Example: Suppose you enable Match prefix. When you search for the word “love,” Microsoft Word will find the words “love“ and “lovely.“ However, you won’t find the word “beloved“ highlighted in the search results as it’s a suffix of love.
Ignore punctuation characters and Ignore white-space characters
Again, this search option is self-explanatory. It tells Microsoft Word not to take up spaces, periods, hyphens, and similar attitudes into consideration.
Example: After clicking on the search options, when you type in “color block”, you’ll also see “color-block.”
When to Use the Find and Replace Feature of Microsoft Word
The whole point of the Find and Replace function in Microsoft Word is to allow MS Word users to search for target text – whether it’s a specific word, a type of formatting, or a string of wildcard characters – and replace them with whatever you want.
Typically, here’s why you should use this feature:
- When you want to maintain absolute consistency in your document
- When you want to speed up typing and formatting tasks
- When you realize last-minute mistakes and want to find and then replace your errors
- When you’re writing a document that includes words with varying spellings. For instance, if you typically follow US English, and are typing a doc according to the rules of UK English, the Find and Replace feature would be super helpful to identify and change spelling errors.

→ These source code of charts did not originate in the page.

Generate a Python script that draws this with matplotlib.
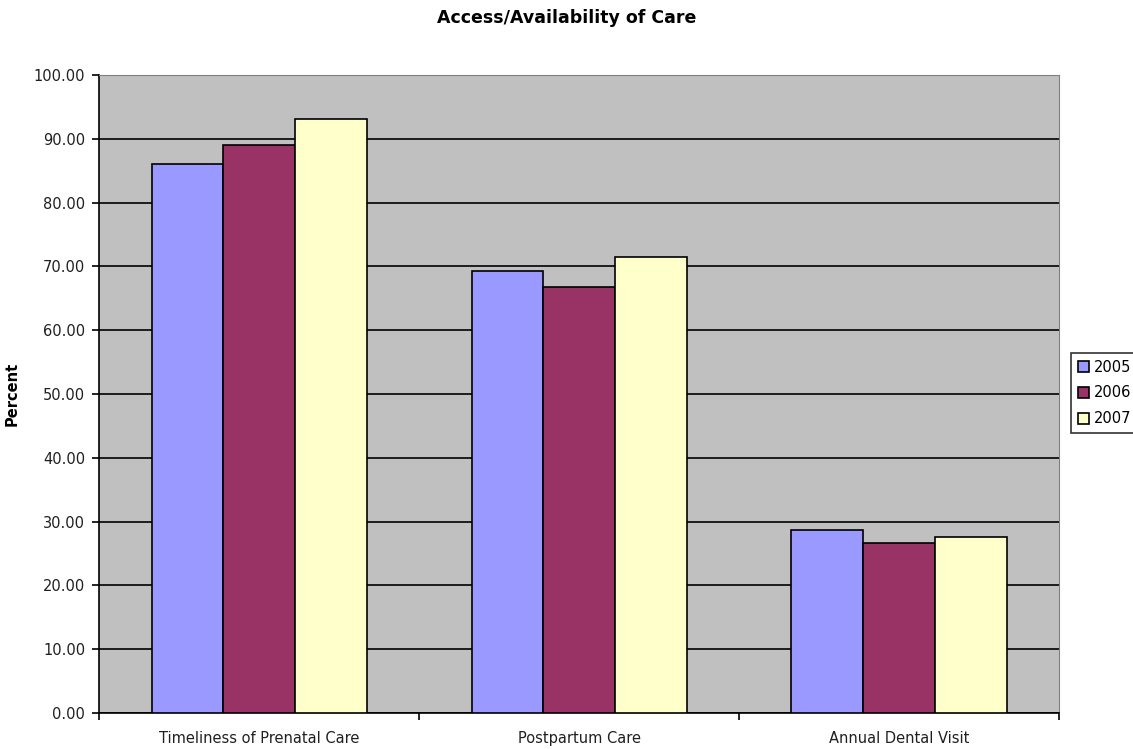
import matplotlib.pyplot as plt
import numpy as np

plt.rcParams['font.family'] = ['DejaVu Sans']

# data
categories = ["Timeliness of Prenatal Care", "Postpartum Care", "Annual Dental Visit"]
years = ["2005", "2006", "2007"]
v2005 = [86.1, 69.2, 28.7]
v2006 = [89.0, 66.7, 26.6]
v2007 = [93.1, 71.5, 27.6]
colors = ["#9999FF", "#993366", "#FFFFCC"]

fig = plt.figure(figsize=(11.33, 7.49), dpi=100)
ax = fig.add_axes([0.0874, 0.048, 0.8473, 0.852])
ax.set_facecolor("#C0C0C0")

x = np.arange(len(categories))
w = 0.224
for i, (vals, lab, c) in enumerate(zip([v2005, v2006, v2007], years, colors)):
    ax.bar(x + (i - 1) * w, vals, w, color=c, edgecolor="black", linewidth=1.2,
           label=lab, zorder=3)

ax.set_xlim(-0.5, 2.5)
ax.set_ylim(0, 100)
ax.set_yticks(np.arange(0, 101, 10))
ax.set_yticklabels(["%.2f" % v for v in np.arange(0, 101, 10)], fontsize=10.5,
                   color="#202020")
ax.yaxis.grid(True, color="black", linewidth=1.2, zorder=1)
ax.set_axisbelow(True)

# category ticks on boundaries, labels at centers
ax.set_xticks([-0.5, 0.5, 1.5, 2.5])
ax.set_xticklabels([])
ax.set_xticks(x, minor=True)
ax.set_xticklabels(categories, minor=True, fontsize=10.5, color="#202020")
ax.tick_params(axis="x", which="minor", length=0, pad=13)
ax.tick_params(axis="x", which="major", length=5, width=1.2)
ax.tick_params(axis="y", length=5, width=1.2, pad=5)

for s in ["top", "right"]:
    ax.spines[s].set_color("#808080")
for s in ["left", "bottom"]:
    ax.spines[s].set_linewidth(1.2)

ax.set_ylabel("Percent", fontsize=10.5, fontweight="bold", labelpad=10)
fig.suptitle("Access/Availability of Care", fontsize=12.5, fontweight="bold",
             x=0.5, y=0.988)

leg = ax.legend(loc="center left", bbox_to_anchor=(1.0125, 0.5016), fontsize=10.5,
                frameon=True, fancybox=False, edgecolor="black",
                handlelength=0.75, handleheight=0.75, handletextpad=0.35,
                borderpad=0.45, labelspacing=0.75, borderaxespad=0)
leg.get_frame().set_linewidth(1.2)

plt.savefig("out.png", dpi=100)
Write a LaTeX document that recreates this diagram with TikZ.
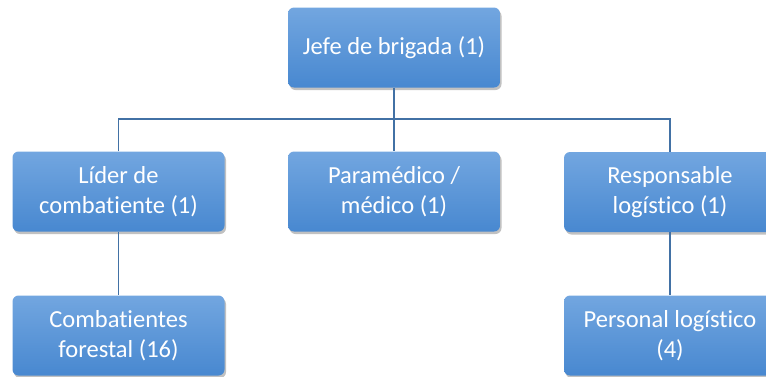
\documentclass[tikz,border=0pt]{standalone}
\usepackage{fontspec}
\setmainfont[Ligatures=NoCommon]{Carlito}
\usetikzlibrary{shadows}
\definecolor{linec}{RGB}{66,113,165}
\definecolor{boxtop}{RGB}{114,166,224}
\definecolor{boxbot}{RGB}{72,136,208}
\tikzset{
  orgbox/.style={rectangle, rounded corners=6pt, minimum width=212pt, minimum height=80pt,
    top color=boxtop, bottom color=boxbot, draw=none, text=white, align=center,
    font=\fontsize{24.5}{30}\selectfont,
    drop shadow={shadow xshift=1.5pt, shadow yshift=-2.5pt, opacity=0.35, fill=black!70}},
  link/.style={draw=linec, line width=1.6pt}
}
\begin{document}
\begin{tikzpicture}[x=1pt,y=-1pt]
\useasboundingbox (0,0) rectangle (766,376);
\clip (0,0) rectangle (766,376);
\node[orgbox] (jefe) at (394,47.5) {Jefe de brigada (1)};
\node[orgbox] (lider) at (118.5,191.5) {Líder de\\combatiente (1)};
\node[orgbox] (para) at (394,191.5) {Paramédico /\\médico (1)};
\node[orgbox] (resp) at (670,192) {Responsable\\logístico (1)};
\node[orgbox] (comb) at (118.5,335.5) {Combatientes\\forestal (16)};
\node[orgbox] (pers) at (670,335.5) {Personal logístico\\(4)};
\coordinate (bus) at (394,119);
\path[link] (jefe.south) -- (bus);
\path[link] (lider.north) |- (bus) -| (resp.north);
\path[link] (bus) -- (para.north);
\path[link] (lider.south) -- (comb.north);
\path[link] (resp.south) -- (pers.north);
\end{tikzpicture}
\end{document}
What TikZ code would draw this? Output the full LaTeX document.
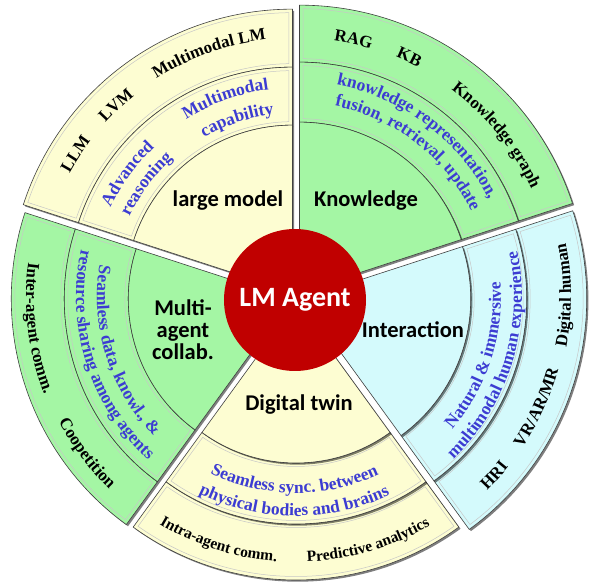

- Adding special characters to words
- editing partial words and phrases
- Correcting words that you may have misspelled in a hurry. For instance, if you type “h?t” instead of “hat” and enable Use wildcards, you’ll find it highlighted in your search.
- Eliminating extra spaces
- Changing the separator character in numerals
- Reversing currency symbols
As you may have realized, the Find and Replace feature of Microsoft is a lifesaver, to say the least.
It can help you save tons of time, which would otherwise have been wasted in looking for errors and then replacing them. Whether you are a student, an intern, or the CEO of a company, this is a functionality that we all can be very thankful for.